Output per hour, or productivity, fell 1 per cent in the euro area, whereas US productivity growth remained remarkably strong, growing by 2.5 per cent in 2009.

The difference lies in the approach adopted. According to Bart van Ark, chief economist of the Conference Board: “US employers reacted much more strongly to the recession than their European counterparts in terms of cutting jobs and hours.”

Jobs were shed at nearly twice the European rate and average hours worked also fell, giving a fall in total hours worked of more than 5 per cent. Germany, in contrast, introduced job subsidies to encourage firms to hold on to workers in the hope that things would get better. Labour was underutilised and productivity suffered, contracting by 2.2 per cent on top of a 2.8 per cent fall in employment. The euro area experience was similar, albeit more moderate.

Ireland and Spain posted strong productivity gains last year. However, this reflected the nature of their recessions which saw job losses concentrated in less-productive sectors like construction and tourism.
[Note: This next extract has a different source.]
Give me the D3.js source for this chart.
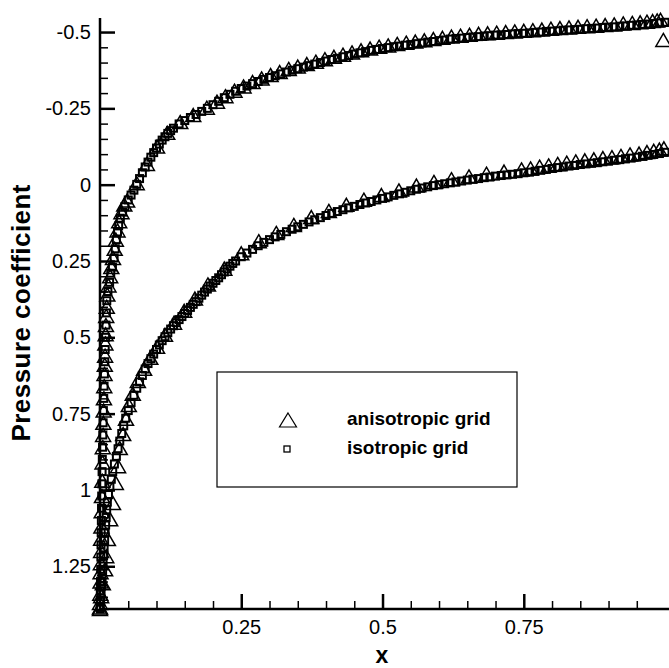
<!DOCTYPE html>
<html>
<head>
<meta charset="utf-8">
<script src="https://cdn.jsdelivr.net/npm/d3@7"></script>
<style>
  body { margin: 0; background: #fff; }
  text { font-family: "Liberation Sans", Arial, Helvetica, sans-serif; fill: #000; }
</style>
</head>
<body>
<div id="cp-chart"></div>
<script>
// Pressure coefficient, [x, cp]
var anisoUpper = [
  [0.000,1.39],[0.000,1.37],[0.0005,1.34],[0.001,1.30],[0.001,1.27],[0.0015,1.24],[0.002,1.20],[0.002,1.16],
  [0.0025,1.12],[0.003,1.07],[0.0035,1.02],[0.004,0.97],[0.0045,0.91],[0.005,0.86],[0.0055,0.82],[0.006,0.78],
  [0.0065,0.74],[0.007,0.70],[0.0075,0.66],[0.008,0.62],[0.0085,0.59],[0.009,0.56],[0.0095,0.52],[0.010,0.49],
  [0.0105,0.46],[0.011,0.43],[0.012,0.40],[0.013,0.36],[0.015,0.33],[0.018,0.30],[0.020,0.27],[0.023,0.24],
  [0.026,0.21],[0.028,0.18],[0.031,0.15],[0.034,0.12],[0.038,0.09],[0.043,0.065],
  [0.048,0.052],[0.065,-0.005],[0.083,-0.068],[0.101,-0.125],[0.119,-0.170],[0.142,-0.205],[0.165,-0.228],
  [0.189,-0.252],[0.207,-0.272],[0.222,-0.290],[0.238,-0.308],[0.254,-0.322],[0.270,-0.336],[0.286,-0.348],
  [0.302,-0.359],[0.318,-0.369],[0.334,-0.379],[0.350,-0.387],[0.366,-0.395],[0.382,-0.403],[0.398,-0.411],
  [0.414,-0.419],[0.430,-0.426],[0.446,-0.433],[0.462,-0.440],[0.478,-0.446],[0.494,-0.452],[0.510,-0.456],
  [0.526,-0.461],[0.542,-0.465],[0.558,-0.469],[0.574,-0.473],[0.590,-0.477],[0.606,-0.481],[0.622,-0.485],
  [0.638,-0.488],[0.654,-0.491],[0.670,-0.494],[0.686,-0.496],[0.702,-0.498],[0.718,-0.500],[0.734,-0.502],
  [0.750,-0.504],[0.766,-0.506],[0.782,-0.508],[0.798,-0.511],[0.814,-0.513],[0.830,-0.515],[0.846,-0.517],
  [0.862,-0.519],[0.878,-0.521],[0.894,-0.523],[0.910,-0.525],[0.926,-0.528],[0.942,-0.530],[0.956,-0.532],
  [0.968,-0.534],[0.978,-0.536],[0.986,-0.538],[0.992,-0.540],[0.997,-0.474]
];

var anisoLower = [
  [0.000,1.385],[0.002,1.348],[0.005,1.306],[0.009,1.260],[0.011,1.217],[0.014,1.161],[0.018,1.096],
  [0.023,1.043],[0.028,0.977],[0.032,0.922],[0.035,0.863],[0.041,0.817],[0.046,0.767],[0.051,0.722],
  [0.058,0.685],[0.067,0.643],[0.078,0.603],[0.089,0.567],[0.101,0.531],[0.115,0.492],[0.131,0.452],
  [0.149,0.413],[0.168,0.373],[0.191,0.327],[0.220,0.275],[0.250,0.225],
  [0.281,0.185],[0.312,0.158],[0.343,0.132],[0.374,0.106],[0.405,0.086],[0.436,0.066],[0.467,0.049],
  [0.498,0.034],[0.529,0.019],[0.560,0.003],[0.591,-0.009],[0.622,-0.018],[0.653,-0.027],[0.684,-0.036],
  [0.715,-0.043],[0.746,-0.050],[0.762,-0.053],[0.778,-0.059],[0.794,-0.063],[0.810,-0.068],[0.826,-0.072],
  [0.842,-0.076],[0.858,-0.080],[0.874,-0.083],[0.890,-0.087],[0.906,-0.090],[0.922,-0.094],[0.938,-0.099],
  [0.954,-0.102],[0.968,-0.107],[0.980,-0.111],[0.990,-0.115],[0.998,-0.119]
];

var isoUpper = [
  [0.000,1.385],[0.0003,1.36],[0.0006,1.33],[0.0009,1.30],[0.0012,1.26],[0.0015,1.22],[0.0018,1.18],
  [0.0021,1.14],[0.0024,1.10],[0.0027,1.06],[0.003,1.02],[0.0033,0.98],[0.0037,0.94],[0.0041,0.90],
  [0.0045,0.86],[0.005,0.82],[0.0055,0.78],[0.006,0.74],[0.0066,0.70],[0.0072,0.66],[0.0078,0.62],
  [0.0085,0.58],[0.0092,0.54],[0.0099,0.50],[0.0106,0.46],[0.0113,0.42],[0.012,0.38],[0.014,0.35],
  [0.017,0.32],[0.019,0.29],[0.022,0.27],[0.025,0.24],[0.027,0.21],[0.029,0.18],[0.031,0.155],
  [0.033,0.135],[0.036,0.11],[0.040,0.09],[0.044,0.072],
  [0.05,0.050],[0.055,0.034],[0.06,0.018],[0.065,-0.001],[0.07,-0.020],[0.075,-0.039],[0.08,-0.058],
  [0.085,-0.074],[0.09,-0.090],[0.095,-0.105],[0.10,-0.120],[0.105,-0.133],[0.11,-0.146],[0.115,-0.157],
  [0.12,-0.168],[0.125,-0.177],[0.13,-0.185],[0.14,-0.199],[0.15,-0.210],[0.16,-0.220],[0.17,-0.230],
  [0.18,-0.240],[0.19,-0.250],[0.20,-0.262],[0.21,-0.273],[0.22,-0.285],[0.23,-0.296],[0.24,-0.306],
  [0.25,-0.315],[0.26,-0.323],[0.27,-0.331],[0.28,-0.338],[0.29,-0.345],[0.30,-0.351],[0.31,-0.357],
  [0.32,-0.363],[0.33,-0.369],[0.34,-0.375],[0.35,-0.380],[0.36,-0.385],[0.37,-0.390],[0.38,-0.395],
  [0.39,-0.400],[0.40,-0.405],[0.41,-0.410],[0.42,-0.414],[0.43,-0.419],[0.44,-0.423],[0.45,-0.428],
  [0.46,-0.432],[0.47,-0.436],[0.48,-0.440],[0.49,-0.443],[0.50,-0.446],[0.51,-0.449],[0.52,-0.452],
  [0.53,-0.454],[0.54,-0.457],[0.55,-0.459],[0.56,-0.462],[0.57,-0.464],[0.58,-0.467],[0.59,-0.469],
  [0.60,-0.472],[0.61,-0.474],[0.62,-0.477],[0.63,-0.479],[0.64,-0.480],[0.65,-0.482],[0.66,-0.484],
  [0.67,-0.485],[0.68,-0.487],[0.69,-0.488],[0.70,-0.490],[0.71,-0.491],[0.72,-0.492],[0.73,-0.494],
  [0.74,-0.495],[0.75,-0.496],[0.76,-0.497],[0.77,-0.499],[0.78,-0.500],[0.79,-0.502],[0.80,-0.503],
  [0.81,-0.504],[0.82,-0.506],[0.83,-0.507],[0.84,-0.508],[0.85,-0.509],[0.86,-0.511],[0.87,-0.512],
  [0.88,-0.513],[0.89,-0.515],[0.90,-0.516],[0.91,-0.517],[0.92,-0.519],[0.93,-0.520],[0.94,-0.522],
  [0.95,-0.523],[0.96,-0.525],[0.97,-0.526],[0.98,-0.528],[0.99,-0.530],[1.00,-0.532]
];

var isoLower = [
  [0.0005,1.39],[0.0012,1.365],[0.0019,1.34],[0.0027,1.315],[0.0037,1.29],[0.0046,1.265],[0.0055,1.24],
  [0.0064,1.215],[0.0073,1.19],[0.0082,1.165],[0.0091,1.14],[0.0100,1.115],[0.0109,1.09],[0.0118,1.065],
  [0.0130,1.04],[0.0150,1.015],[0.0175,0.99],[0.0200,0.965],[0.0225,0.94],[0.0255,0.915],[0.0290,0.89],
  [0.0320,0.865],[0.0350,0.84],[0.0385,0.815],[0.0420,0.79],[0.0455,0.765],
  [0.05,0.740],[0.055,0.714],[0.06,0.690],[0.065,0.667],[0.07,0.646],[0.075,0.625],[0.08,0.604],
  [0.085,0.586],[0.09,0.570],[0.095,0.555],[0.10,0.540],[0.105,0.525],[0.11,0.511],[0.115,0.498],
  [0.12,0.485],[0.125,0.473],[0.13,0.462],[0.135,0.452],[0.14,0.442],[0.145,0.432],[0.15,0.422],
  [0.155,0.412],[0.16,0.402],[0.165,0.392],[0.17,0.383],[0.175,0.372],[0.18,0.362],[0.185,0.352],
  [0.19,0.342],[0.195,0.332],[0.20,0.323],[0.205,0.314],[0.21,0.305],[0.215,0.295],[0.22,0.286],
  [0.225,0.276],[0.23,0.267],[0.235,0.258],[0.24,0.250],[0.25,0.236],[0.26,0.224],[0.27,0.212],
  [0.28,0.200],[0.29,0.189],[0.30,0.180],[0.31,0.171],[0.32,0.163],[0.33,0.154],[0.34,0.146],
  [0.35,0.138],[0.36,0.130],[0.37,0.122],[0.38,0.115],[0.39,0.108],[0.40,0.101],[0.41,0.094],
  [0.42,0.088],[0.43,0.082],[0.44,0.076],[0.45,0.071],[0.46,0.065],[0.47,0.060],[0.48,0.055],
  [0.49,0.050],[0.50,0.045],[0.51,0.040],[0.52,0.035],[0.53,0.030],[0.54,0.025],[0.55,0.020],
  [0.56,0.015],[0.57,0.011],[0.58,0.007],[0.59,0.003],[0.60,0.000],[0.61,-0.003],[0.62,-0.006],
  [0.63,-0.009],[0.64,-0.012],[0.65,-0.015],[0.66,-0.018],[0.67,-0.020],[0.68,-0.023],[0.69,-0.025],
  [0.70,-0.028],[0.71,-0.030],[0.72,-0.032],[0.73,-0.034],[0.74,-0.036],[0.75,-0.039],[0.76,-0.041],
  [0.77,-0.044],[0.78,-0.047],[0.79,-0.050],[0.80,-0.053],[0.81,-0.056],[0.82,-0.058],[0.83,-0.061],
  [0.84,-0.063],[0.85,-0.066],[0.86,-0.068],[0.87,-0.070],[0.88,-0.072],[0.89,-0.075],[0.90,-0.077],
  [0.91,-0.080],[0.92,-0.082],[0.93,-0.085],[0.94,-0.087],[0.95,-0.090],[0.96,-0.093],[0.97,-0.096],
  [0.98,-0.099],[0.99,-0.102],[1.00,-0.106]
];

// tick values and labels
var yTicks = [-0.5, -0.25, 0, 0.25, 0.5, 0.75, 1, 1.25];
var yTickLabels = ["-0.5", "-0.25", "0", "0.25", "0.5", "0.75", "1", "1.25"];
var xTicks = [0.25, 0.5, 0.75];
var xTickLabels = ["0.25", "0.5", "0.75"];
var legendLabels = ["anisotropic grid", "isotropic grid"];

var width = 669, height = 668;

var svg = d3.select("#cp-chart")
  .append("svg")
    .attr("width", width)
    .attr("height", height);

var x = d3.scaleLinear().domain([0, 1.007]).range([100, 669]);
// cp axis is reversed: negative values on top
var y = d3.scaleLinear().domain([-0.546, 1.39]).range([18, 609]);

var yMinor = d3.range(-45, 140, 5).map((d) => d / 100).filter((d) => yTicks.indexOf(d) < 0);
var xMinor = d3.range(5, 100, 5).map((d) => d / 100).filter((d) => xTicks.indexOf(d) < 0);

// Markers first, axes on top
var tri = "M0,-6.5L7.5,6.5L-7.5,6.5Z";

[anisoUpper, anisoLower].forEach((series) => {
  svg.append("g")
    .selectAll("path")
    .data(series)
    .enter()
    .append("path")
      .attr("d", tri)
      .attr("transform", (d) => "translate(" + x(d[0]) + "," + y(d[1]) + ")")
      .attr("fill", "none")
      .attr("stroke", "#000")
      .attr("stroke-width", 1.5);
});

[isoUpper, isoLower].forEach((series) => {
  svg.append("g")
    .selectAll("rect")
    .data(series)
    .enter()
    .append("rect")
      .attr("x", (d) => x(d[0]) - 3.5)
      .attr("y", (d) => y(d[1]) - 3.5)
      .attr("width", 7)
      .attr("height", 7)
      .attr("fill", "none")
      .attr("stroke", "#000")
      .attr("stroke-width", 2);
});

// Add Y axis (ticks point inward)
var yAxis = svg.append("g")
  .attr("transform", "translate(" + x(0) + ",0)")
  .call(d3.axisLeft(y)
    .tickValues(yTicks)
    .tickSize(-15)
    .tickPadding(9)
    .tickFormat((d, i) => yTickLabels[i]));

var yAxisMinor = svg.append("g")
  .attr("transform", "translate(" + x(0) + ",0)")
  .call(d3.axisLeft(y)
    .tickValues(yMinor)
    .tickSize(-8)
    .tickFormat(() => ""));

// Add X axis
var xAxis = svg.append("g")
  .attr("transform", "translate(0," + y(1.39) + ")")
  .call(d3.axisBottom(x)
    .tickValues(xTicks)
    .tickSize(-15)
    .tickPadding(11)
    .tickFormat((d, i) => xTickLabels[i]));

var xAxisMinor = svg.append("g")
  .attr("transform", "translate(0," + y(1.39) + ")")
  .call(d3.axisBottom(x)
    .tickValues(xMinor)
    .tickSize(-8)
    .tickFormat(() => ""));

[yAxis, yAxisMinor, xAxis, xAxisMinor].forEach((g) => g.select(".domain").remove());
[yAxis, xAxis].forEach((g) => {
  g.selectAll("line").attr("stroke", "#000").attr("stroke-width", 2.5);
  g.selectAll("text").style("font-size", "20px").attr("fill", "#000");
});
[yAxisMinor, xAxisMinor].forEach((g) => g.selectAll("line").attr("stroke", "#000").attr("stroke-width", 1.5));

// axis lines
svg.append("line")
  .attr("x1", x(0)).attr("x2", x(0))
  .attr("y1", y.range()[0]).attr("y2", y.range()[1] + 1)
  .attr("stroke", "#000").attr("stroke-width", 2.5);
svg.append("line")
  .attr("x1", x(0) - 1).attr("x2", x.range()[1])
  .attr("y1", y.range()[1]).attr("y2", y.range()[1])
  .attr("stroke", "#000").attr("stroke-width", 2.5);

// axis titles
svg.append("text")
  .attr("transform", "translate(29.5,313) rotate(-90)")
  .attr("text-anchor", "middle")
  .attr("textLength", 257)
  .attr("lengthAdjust", "spacing")
  .style("font-size", "26px")
  .style("font-weight", "bold")
  .text("Pressure coefficient");

svg.append("text")
  .attr("x", 382)
  .attr("y", 663)
  .attr("text-anchor", "middle")
  .style("font-size", "23px")
  .style("font-weight", "bold")
  .text("x");

// Legend
var legend = svg.append("g").attr("transform", "translate(217,372)");
legend.append("rect")
  .attr("width", 300)
  .attr("height", 115)
  .attr("fill", "none")
  .attr("stroke", "#000")
  .attr("stroke-width", 1.2);
legend.append("path")
  .attr("d", "M0,-7L8.5,7L-8.5,7Z")
  .attr("transform", "translate(71,48)")
  .attr("fill", "none")
  .attr("stroke", "#000")
  .attr("stroke-width", 1.2);
legend.append("rect")
  .attr("x", 67).attr("y", 74)
  .attr("width", 6).attr("height", 6)
  .attr("fill", "none")
  .attr("stroke", "#000")
  .attr("stroke-width", 1.3);
legend.selectAll("text.lg")
  .data(legendLabels)
  .enter()
  .append("text")
    .attr("class", "lg")
    .attr("x", 130)
    .attr("y", (d, i) => 53 + i * 29)
    .style("font-size", "19px")
    .style("font-weight", "bold")
    .text((d) => d);
</script>
</body>
</html>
Only Latvia had a bigger fall in employment than us.

Emerging countries like China and India made huge productivity gains; in fact, their workforces were relatively static and nearly all of their growth was productivity based.

As is usual with international studies of this kind, the report is based on GDP which can lead to distortions. A table on average per capita income in 2009 has Ireland in fourth position out of 39. This does not feel right.

GNP, a more appropriate alternative, measures income accruing to Irish residents only whereas GDP includes multinational profits, and is about 20 per cent higher than GNP.

If GNP were substituted instead of GDP, our relative position in the league would fall to 17th, with only five EU15 countries below us – Spain, France, Greece, Italy and Portugal.